» **Task instructions**
Exactly retype the lines from the top of the data through the line containing "- margin.bottom, margin.top])", leaving out every picture.

» **Listed entries**
"""
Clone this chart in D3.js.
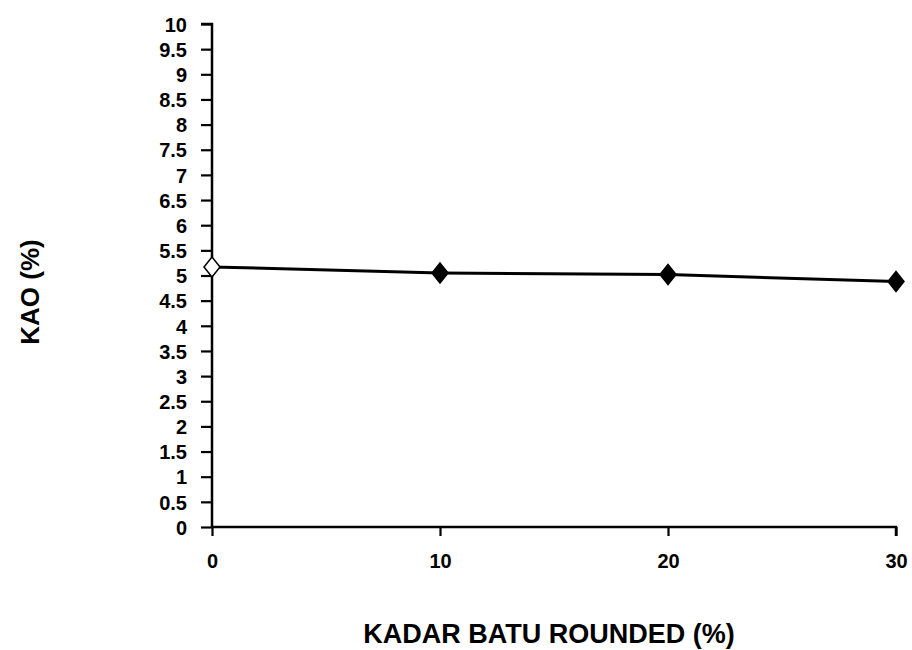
<!DOCTYPE html>
<html>
<head>
<meta charset="utf-8">
<script src="https://cdn.jsdelivr.net/npm/d3@7"></script>
<style>
  body { margin: 0; background: #fff; }
  text { font-family: "Liberation Sans", Arial, sans-serif; fill: #000; }
</style>
</head>
<body>
<div class="chart"></div>
<script>
const kadarBatu = [0, 10, 20, 30]
const kao = [5.17, 5.05, 5.02, 4.88]
const yTicks = d3.range(0, 10.01, 0.5)
const xTicks = [0, 10, 20, 30]

const width = 912, height = 650
const margin = { top: 24, left: 212, right: 16, bottom: 123 }

const svg = d3.select('.chart')
    .append('svg')
    .attr('width', width)
    .attr('height', height)

const x = d3.scaleLinear()
    .domain([0, 30])
    .range([margin.left, 896])

const y = d3.scaleLinear()
    .domain([0, 10])
    .range([height - margin.bottom, margin.top])

// y axis
const yAxis = svg.append('g')
    .attr('transform', `translate(${margin.left},0)`)
    .call(d3.axisLeft(y).tickValues(yTicks).tickSize(11).tickPadding(14)
        .tickFormat(d => d3.format('~g')(d)))
yAxis.select('.domain').attr('d', `M-11,${y(10)}H0V${y(0)}`).attr('stroke-width', 2.5)
yAxis.selectAll('.tick line').attr('stroke-width', 2.2)
yAxis.selectAll('text').attr('font-size', 20).attr('font-weight', 'bold').attr('dy', '0.36em')

// x axis
const xAxis = svg.append('g')
    .attr('transform', `translate(0,${y(0)})`)
    .call(d3.axisBottom(x).tickValues(xTicks).tickSize(9).tickPadding(18))
xAxis.select('.domain').attr('d', `M${x(0)},0H${x(30)}V9`).attr('stroke-width', 2.5)
xAxis.selectAll('.tick line').attr('stroke-width', 2.2)
xAxis.selectAll('text').attr('font-size', 20).attr('font-weight', 'bold')

// line
const line = d3.line()
    .x((d, i) => x(kadarBatu[i]))
    .y(d => y(d))

svg.append('path')
    .datum(kao)
    .attr('d', line)
    .attr('fill', 'none')
    .attr('stroke', '#000')
    .attr('stroke-width', 3)

// markers
const diamond = 'M0,-10L8,0L0,10L-8,0Z'
svg.selectAll('.pt')
    .data(kao)
    .enter()
    .append('path')
    .attr('class', 'pt')
    .attr('d', diamond)
    .attr('transform', (d, i) => `translate(${x(kadarBatu[i])},${y(d)})`)
    .attr('fill', (d, i) => i === 0 ? '#fff' : '#000')
    .attr('stroke', '#000')
    .attr('stroke-width', 1.5)

// titles
svg.append('text')
    .attr('x', 549)
    .attr('y', 643)
    .attr('text-anchor', 'middle')
    .attr('font-size', 27)
    .attr('font-weight', 'bold')
    .text('KADAR BATU ROUNDED (%)')

svg.append('text')
    .attr('transform', 'translate(39,292) rotate(-90)')
    .attr('text-anchor', 'middle')
    .attr('font-size', 26)
    .attr('font-weight', 'bold')
    .text('KAO (%)')
</script>
</body>
</html>
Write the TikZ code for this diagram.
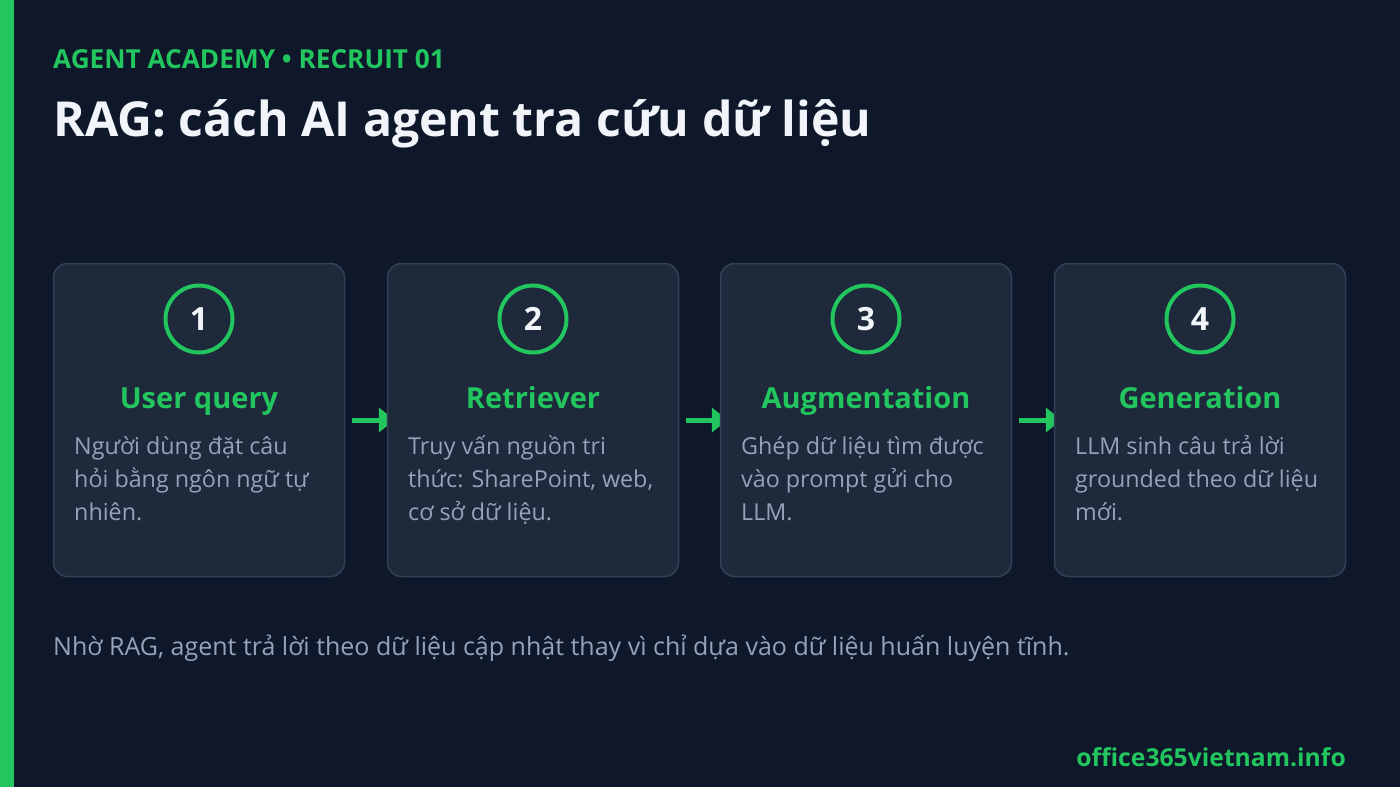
\documentclass[tikz,border=0pt]{standalone}
\usepackage{fontspec}
\setmainfont{Open Sans}
\usetikzlibrary{arrows.meta,backgrounds,calc}
\definecolor{bg}{HTML}{0F172A}
\definecolor{cardfill}{HTML}{1E293B}
\definecolor{cardline}{HTML}{334155}
\definecolor{accent}{HTML}{22C55E}
\definecolor{bodytext}{HTML}{94A3B8}
\definecolor{titletext}{HTML}{F1F5F9}
\tikzset{
  card/.style={rectangle, rounded corners=14pt, draw=cardline, line width=1.5pt, fill=cardfill,
    minimum width=291pt, minimum height=313pt, inner sep=0pt},
  numcircle/.style={circle, draw=accent, line width=4pt, minimum size=67pt, inner sep=0pt,
    text=titletext, font=\fontsize{32}{36}\selectfont\bfseries},
  cardhead/.style={anchor=base, inner sep=0pt, text=accent, font=\fontsize{29}{32}\selectfont\bfseries},
  cardbody/.style={anchor=base west, inner sep=0pt, align=left, text=bodytext,
    font=\fontsize{23.3}{33}\selectfont},
  flow/.style={draw=accent, line width=5pt, -{Triangle[length=16pt,width=24pt]}},
}
\begin{document}
\begin{tikzpicture}[x=1pt,y=-1pt]
\useasboundingbox (0,0) rectangle (1400,787);
\begin{pgfonlayer}{background}
\fill[bg] (0,0) rectangle (1400,787);
\end{pgfonlayer}
\fill[accent] (0,0) rectangle (14,787);

\node[anchor=base west, inner sep=0pt, text=accent, font=\fontsize{26.2}{28}\selectfont\bfseries] (tag) at (53,68) {AGENT ACADEMY • RECRUIT 01};
\node[anchor=base west, inner sep=0pt, text=titletext, font=\fontsize{48.2}{60}\selectfont\bfseries] (title) at (53,136) {RAG: cách AI agent tra cứu dữ liệu};

% cards
\foreach \i/\cx in {1/199, 2/533, 3/866, 4/1200} {
  \node[card] (c\i) at (\cx,420) {};
  \node[numcircle] (n\i) at (\cx,319) {\i};
}
\node[cardhead] (h1) at (199,408) {User query};
\node[cardhead] (h2) at (533,408) {Retriever};
\node[cardhead] (h3) at (866,408) {Augmentation};
\node[cardhead] (h4) at (1200,408) {Generation};

\node[cardbody] (b1) at (74,520) {Người dùng đặt câu\\hỏi bằng ngôn ngữ tự\\nhiên.};
\node[cardbody] (b2) at (408,520) {Truy vấn nguồn tri\\thức: SharePoint, web,\\cơ sở dữ liệu.};
\node[cardbody] (b3) at (741,520) {Ghép dữ liệu tìm được\\vào prompt gửi cho\\LLM.};
\node[cardbody] (b4) at (1075,520) {LLM sinh câu trả lời\\grounded theo dữ liệu\\mới.};

\begin{pgfonlayer}{background}
\draw[flow] ($(c1.east)+(7,0)$) -- ($(c2.west)+(8,0)$);
\draw[flow] ($(c2.east)+(7,0)$) -- ($(c3.west)+(8,0)$);
\draw[flow] ($(c3.east)+(7,0)$) -- ($(c4.west)+(8,0)$);
\end{pgfonlayer}

\node[anchor=base west, inner sep=0pt, text=bodytext, font=\fontsize{25}{28}\selectfont] (foot) at (53,655) {Nhờ RAG, agent trả lời theo dữ liệu cập nhật thay vì chỉ dựa vào dữ liệu huấn luyện tĩnh.};
\node[anchor=base east, inner sep=0pt, text=accent, font=\fontsize{24.7}{28}\selectfont\bfseries] (site) at (1346,766) {office365vietnam.info};
\end{tikzpicture}
\end{document}
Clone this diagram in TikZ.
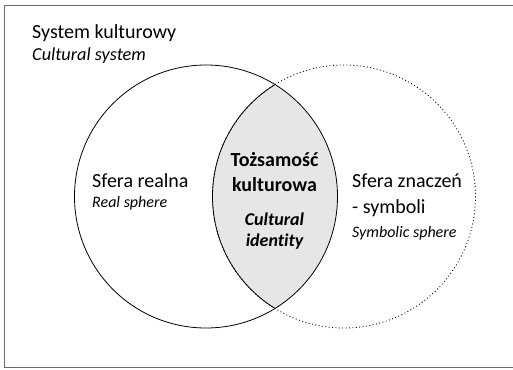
\documentclass[tikz,border=0pt]{standalone}
\usepackage{fontspec}
\setmainfont{Carlito}[Ligatures=NoCommon]
\definecolor{framegray}{HTML}{6E6A67}
\definecolor{lensgray}{HTML}{E6E6E6}
\begin{document}
\begin{tikzpicture}[x=1pt,y=-1pt,
  big/.style={inner sep=0pt, font=\fontsize{20}{24}\selectfont},
  small/.style={inner sep=0pt, font=\fontsize{16}{19}\selectfont\itshape},
  sphere/.style={line width=0.8pt}]
\useasboundingbox (0,0) rectangle (513,369);

% Outer frame (right side runs off the picture)
\draw[framegray, line width=1.8pt] (530,5.5) -- (4.5,5.5) -- (4.5,367.5) -- (530,367.5);
\node[big, anchor=base west] (sys) at (32,39) {System kulturowy};
\node[small, anchor=base west, font=\fontsize{18.3}{22}\selectfont\itshape] (sysen) at (32,60) {Cultural system};

% Spheres
\coordinate (real) at (206,196.5);
\coordinate (symb) at (344,196.5);
\begin{scope}
  \clip (real) circle (131.5);
  \fill[lensgray] (symb) circle (131.5);
\end{scope}
\draw[sphere] (real) circle (131.5);
\draw[sphere, dash pattern=on 1pt off 2.4pt] (symb) circle (131.5);
\begin{scope}
  \clip (real) circle (131.5);
  \draw[sphere] (symb) circle (131.5);
\end{scope}

% Labels
\node[big, anchor=base west] (rl) at (92,187) {Sfera realna};
\node[small, anchor=base west] (rlen) at (92,207) {Real sphere};

\node[big, anchor=base, font=\fontsize{20}{24}\selectfont\bfseries] (id1) at (274.5,166) {Tożsamość};
\node[big, anchor=base, font=\fontsize{20}{24}\selectfont\bfseries] (id2) at (274.5,191) {kulturowa};
\node[small, anchor=base, font=\fontsize{18}{22}\selectfont\bfseries\itshape] (iden1) at (274.5,225) {Cultural};
\node[small, anchor=base, font=\fontsize{18}{22}\selectfont\bfseries\itshape] (iden2) at (274.5,246) {identity};

\node[big, anchor=base west] (sm1) at (352,187) {Sfera znaczeń};
\node[big, anchor=base west] (sm2) at (352,213) {- symboli};
\node[small, anchor=base west] (smen) at (352,237) {Symbolic sphere};

\end{tikzpicture}
\end{document}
"""
» **Result of the exercise**
Clone this chart in D3.js.
<!DOCTYPE html>
<html>
<head>
<meta charset="utf-8">
<script src="https://cdn.jsdelivr.net/npm/d3@7"></script>
<style>
  body { margin: 0; background: #fff; }
  text { font-family: "Liberation Sans", Arial, sans-serif; fill: #000; }
</style>
</head>
<body>
<div class="chart"></div>
<script>
const kadarBatu = [0, 10, 20, 30]
const kao = [5.17, 5.05, 5.02, 4.88]
const yTicks = d3.range(0, 10.01, 0.5)
const xTicks = [0, 10, 20, 30]

const width = 912, height = 650
const margin = { top: 24, left: 212, right: 16, bottom: 123 }

const svg = d3.select('.chart')
    .append('svg')
    .attr('width', width)
    .attr('height', height)

const x = d3.scaleLinear()
    .domain([0, 30])
    .range([margin.left, 896])

const y = d3.scaleLinear()
    .domain([0, 10])
    .range([height - margin.bottom, margin.top])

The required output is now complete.